→ **CHALLENGE**: Starting with the first line of the data below, copy each line up to and including the one containing "const yTicks = [0, 200, 400, 600, 800, 1000, 1200];". Pictures stay out.

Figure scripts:
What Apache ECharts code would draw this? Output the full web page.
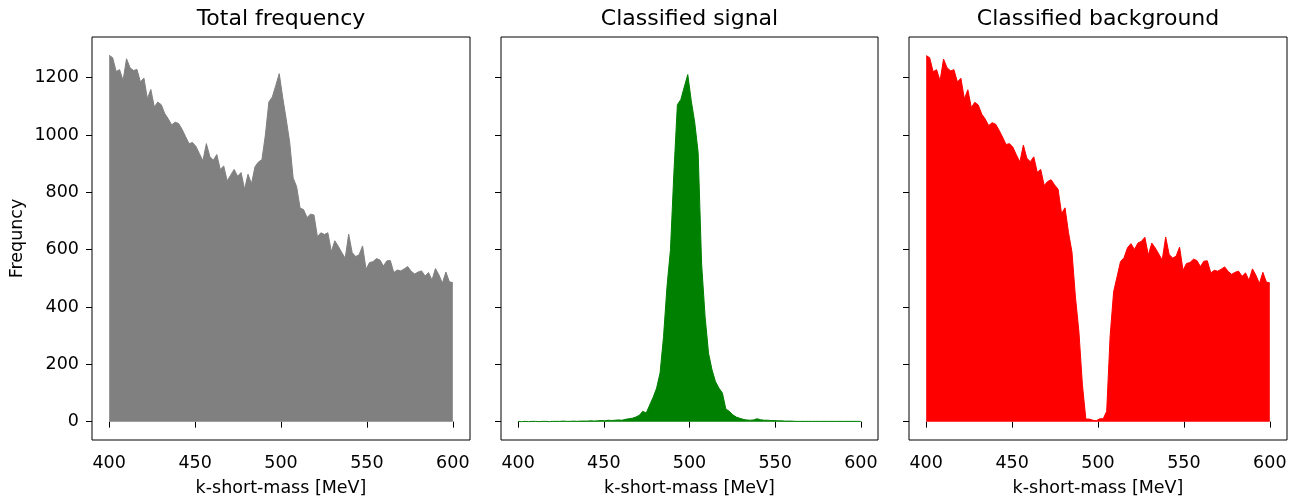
<!DOCTYPE html>
<html>
<head>
<meta charset="utf-8">
<script src="https://cdn.jsdelivr.net/npm/echarts@6/dist/echarts.min.js"></script>
<style>
html,body{margin:0;padding:0;background:#fff;}
#c{width:1299px;height:498px;}
</style>
</head>
<body>
<div id="c"></div>
<script>
// Histogram of k-short-mass, 100 points between 400 and 600 MeV
const massFirst = 400;
const massLast = 600;
const panelTitles = ['Total frequency', 'Classified signal', 'Classified background'];
const xTicks = [400, 450, 500, 550, 600];
const yTicks = [0, 200, 400, 600, 800, 1000, 1200];

const totalFreq = [
 1278,1270,1222,1228,1190,1266,1235,1225,1229,1185,
 1199,1127,1159,1098,1115,1106,1075,1057,1035,1045,
 1040,1020,995,970,974,960,935,910,970,925,
 912,932,880,892,840,860,880,856,869,811,
 863,830,889,906,914,1000,1115,1133,1173,1214,
 1130,1055,975,850,820,745,740,712,724,721,
 645,659,653,659,593,631,612,590,570,654,
 590,576,582,613,532,555,558,569,564,543,
 561,562,520,529,526,533,541,525,515,522,
 526,508,520,494,534,512,483,522,488,485
];

const signalFreq = [
 1,0,1,0,1,1,0,1,1,0,
 1,1,1,2,1,1,2,1,2,2,
 2,3,2,3,4,3,5,4,5,6,
 5,8,10,12,16,22,36,30,58,85,
 117,170,297,471,600,870,1106,1124,1168,1211,
 1120,1045,939,550,367,239,181,140,117,100,
 44,36,24,16,12,8,6,5,6,10,
 7,5,5,4,4,3,3,2,2,2,
 1,1,1,1,1,1,1,1,1,1,
 1,1,1,1,1,1,1,1,1,1
];

const backgroundFreq = [
 1277,1270,1221,1228,1189,1265,1235,1224,1228,1185,
 1198,1126,1158,1096,1114,1105,1073,1056,1033,1043,
 1038,1017,993,967,970,957,930,906,965,919,
 907,924,870,880,824,838,844,826,811,726,
 746,660,592,435,314,130,9,9,5,3,
 10,10,36,300,453,506,559,572,607,621,
 601,623,629,643,581,623,606,585,564,644,
 583,571,577,609,528,552,555,567,562,541,
 560,561,519,528,525,532,540,524,514,521,
 525,507,519,493,533,511,482,521,487,484
];

const panelSeries = [totalFreq, signalFreq, backgroundFreq];
const panelColors = ['#808080', '#008000', '#ff0000'];

const mass = totalFreq.map((_, i) => massFirst + i * (massLast - massFirst) / (totalFreq.length - 1));

const FONT = 'DejaVu Sans';
const TICK_FS = 17.5;
const gridLefts = [92, 501, 909];
const gridWidths = [378, 377, 378];
const gridTop = 37, gridHeight = 403;

const grids = [], xAxes = [], yAxes = [], series = [], titles = [];
for (let p = 0; p < 3; p++) {
  grids.push({left: gridLefts[p], top: gridTop, width: gridWidths[p], height: gridHeight,
    show: true, borderColor: '#000', borderWidth: 1, backgroundColor: '#fff',
    containLabel: false, outerBoundsMode: 'none'});
  xAxes.push({type: 'value', gridIndex: p, min: 390, max: 610,
    axisLine: {show: false},
    axisTick: {show: true, inside: false, length: 6, lineStyle: {color: '#000', width: 1}, customValues: xTicks},
    axisLabel: {show: true, color: '#000', fontFamily: FONT, fontSize: TICK_FS, margin: 14, customValues: xTicks,
      formatter: v => String(v)},
    splitLine: {show: false},
    name: 'k-short-mass [MeV]', nameLocation: 'middle', nameGap: 39,
    nameTextStyle: {color: '#000', fontFamily: FONT, fontSize: TICK_FS}
  });
  yAxes.push({type: 'value', gridIndex: p, min: -64, max: 1342,
    axisLine: {show: false},
    axisTick: {show: true, inside: false, length: 6, lineStyle: {color: '#000', width: 1}, customValues: yTicks},
    axisLabel: {show: p === 0, color: '#000', fontFamily: FONT, fontSize: TICK_FS, margin: 13, customValues: yTicks,
      formatter: v => String(v)},
    splitLine: {show: false},
    name: p === 0 ? 'Frequncy' : '', nameLocation: 'middle', nameGap: 66, nameRotate: 90,
    nameTextStyle: {color: '#000', fontFamily: FONT, fontSize: TICK_FS}
  });
  series.push({type: 'line', xAxisIndex: p, yAxisIndex: p,
    data: panelSeries[p].map((v, i) => [mass[i], v]),
    symbol: 'none', smooth: false, silent: true, animation: false,
    lineStyle: {color: panelColors[p], width: 1},
    areaStyle: {color: panelColors[p], opacity: 1, origin: 0}
  });
  titles.push({text: panelTitles[p], left: gridLefts[p] + gridWidths[p] / 2, top: 8, padding: 0,
    textAlign: 'center',
    textStyle: {color: '#000', fontFamily: FONT, fontSize: 22, fontWeight: 'normal'}});
}

const chart = echarts.init(document.getElementById('c'), null, {renderer: 'canvas'});
chart.setOption({
  backgroundColor: '#fff',
  animation: false,
  title: titles,
  grid: grids,
  xAxis: xAxes,
  yAxis: yAxes,
  series: series
});
</script>
</body>
</html>
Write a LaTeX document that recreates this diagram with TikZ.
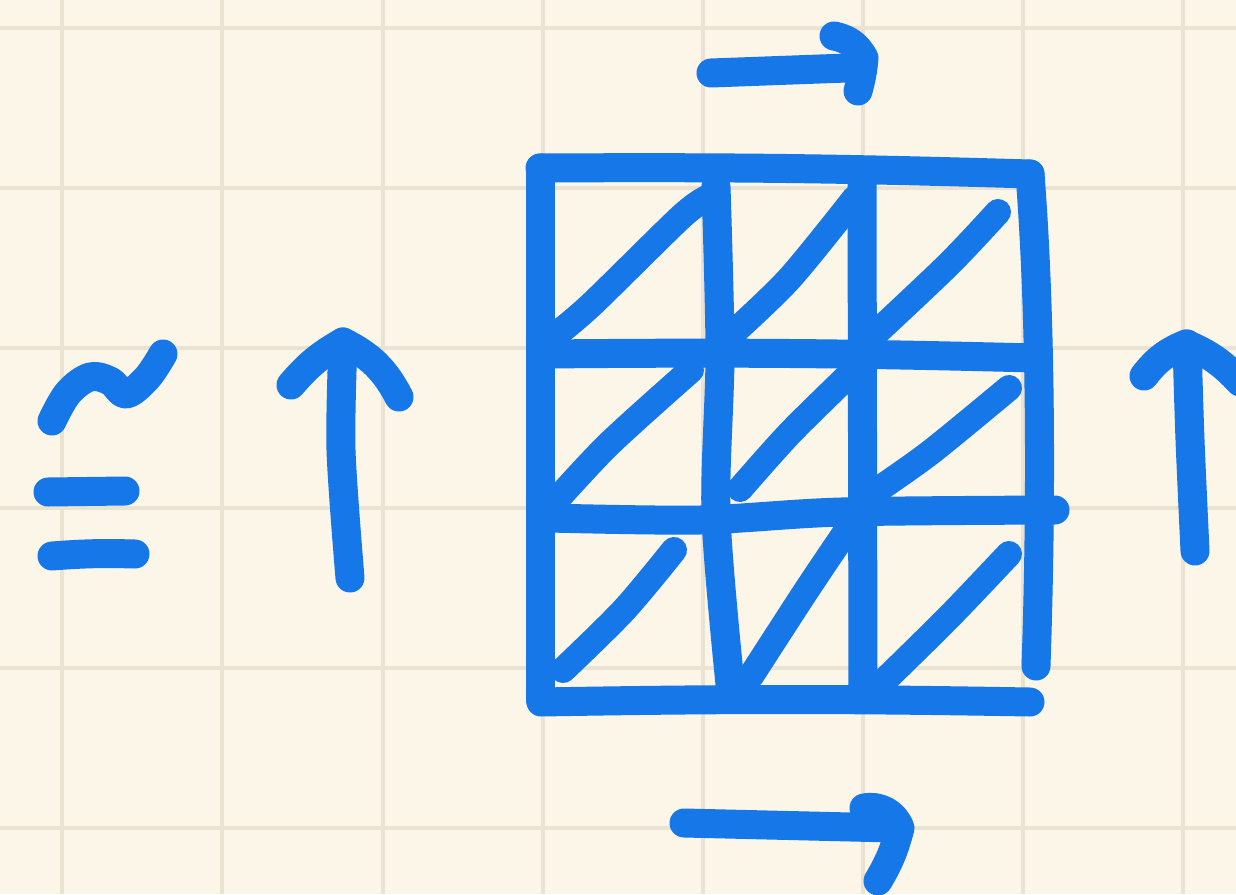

→ **TASK OUTPUT**:
What Apache ECharts code would draw this? Output the full web page.
<!DOCTYPE html>
<html>
<head>
<meta charset="utf-8">
<script src="https://cdn.jsdelivr.net/npm/echarts@6/dist/echarts.min.js"></script>
<style>
html,body{margin:0;padding:0;background:#fff;}
#c{width:1299px;height:498px;}
</style>
</head>
<body>
<div id="c"></div>
<script>
// Histogram of k-short-mass, 100 points between 400 and 600 MeV
const massFirst = 400;
const massLast = 600;
const panelTitles = ['Total frequency', 'Classified signal', 'Classified background'];
const xTicks = [400, 450, 500, 550, 600];
const yTicks = [0, 200, 400, 600, 800, 1000, 1200];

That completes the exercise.